The difficulty for the everyday investor when considering rental property is that most of us will not look upon a rental contract as an investment. A mortgage is clear enough. The bank wants the borrower to pay as much interest as possible for as many years as possible. The borrower wants the maximum loan with the minimum repayment and cost. Fluctuations in interest rates and real estate prices must be considered and can benefit or harm either party.
Renting a home
When renting a home, very similar factors must be taken into account. The longer the rental contract, the more chance there is that prices will fluctuate. The more frequent the payments, the greater the flexibility for the tenant to use their money to generate returns. In a rising rental market, a landlord will be eager to accept a monthly payment, given the opportunity to raise prices every 30 days. When the market is unstable or demand is low, an annual cheque and a long contract becomes much more attractive. The tenant should always fight for the contrary but, when it comes to property, more than any other asset class, we are tempted to make decisions with the heart, rather than the head. Bricks and mortar have a curious power to make us abandon our rational thought and allow gut feeling to rule our choices.

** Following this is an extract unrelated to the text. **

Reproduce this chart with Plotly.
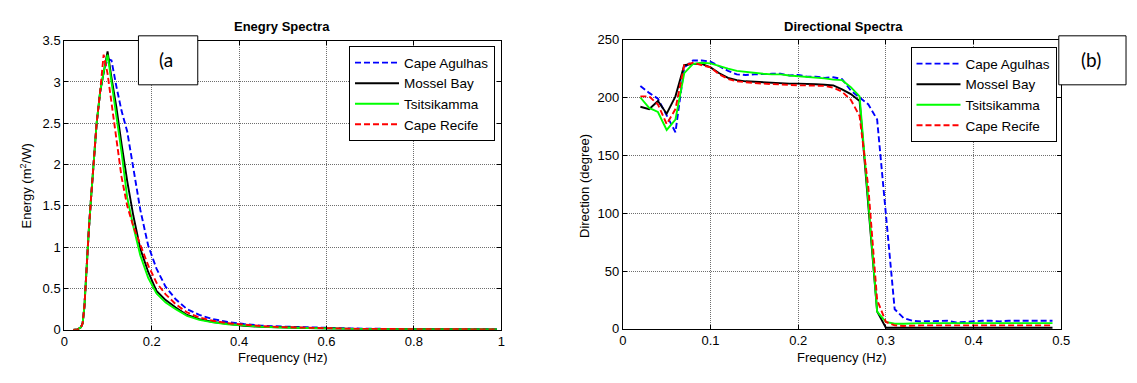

When renting a property, I always advise clients to look at the opportunity cost. What are they giving up with each choice they make? What else could that money be used for? Would that same monthly expense be able to generate a real return for you? Could you own an asset at the end of that contract?
When buying property, I recommend to my clients that their first decision should be the curtains: If you buy curtains your family likes, you are buying a home. Whether the price goes up or down, that house or apartment is a roof over your head, your castle. If you buy curtains your neighbours like, you are making an investment. Take emotion out of the equation. This is an operation strictly for profit.
In most regions, the price of real estate presents an interesting dichotomy. The newest, most modern and advanced properties will be the most desirable but the increasing development of available land will drive up the price by area of existing, older constructions.
This has led to the prevalence of renovations and property developing in European and American cities. Scarcity of new building land makes the recycling of old buildings not just necessary but often very profitable.
Here in Dubai, as with many emerging market cities, the abundance of land to be developed and new projects in progress have given much more importance to transport links.
As London in the 19th century swelled and prospered around the railways and canals, Dubai property prices will be skewed by proximity to major roads, junctions, access to the Dubai Metro and now also the Dubai Tram.
The most beautifully fitted and finished building, if located too far from the travel routes, will make a poor investment but could be rented as a bargain. A lowquality project in an area due to be connected to the city’s commuter arteries can potentially offer a rapid rise in price for a speculative buyer.
For renting your home to be considered a good investment, remember that there must always be another part to the operation. Taking out a mortgage to buy a house is of no benefit if the rest of your money is left in the bank, earning no interest. The cash that you retain should be well employed and should be made to work as hard as you do. In the same way, savings you make as a result of negotiating a good rental contract should be put to good use and not left to fester and rot away to inflation.
The best advice is that you take lots of advice. Remember that a letting agent will always want you to rent. A real estate agent will always want to make the sale. Your accountant or financial adviser will be able to give you an objective and professional appraisal of the benefits of renting, buying, letting or selling and how best to maximise your assets and protect their value. Any time you part with your money, it can be an expense or an investment. The right decision and some professional guidance can be the only deciding factors.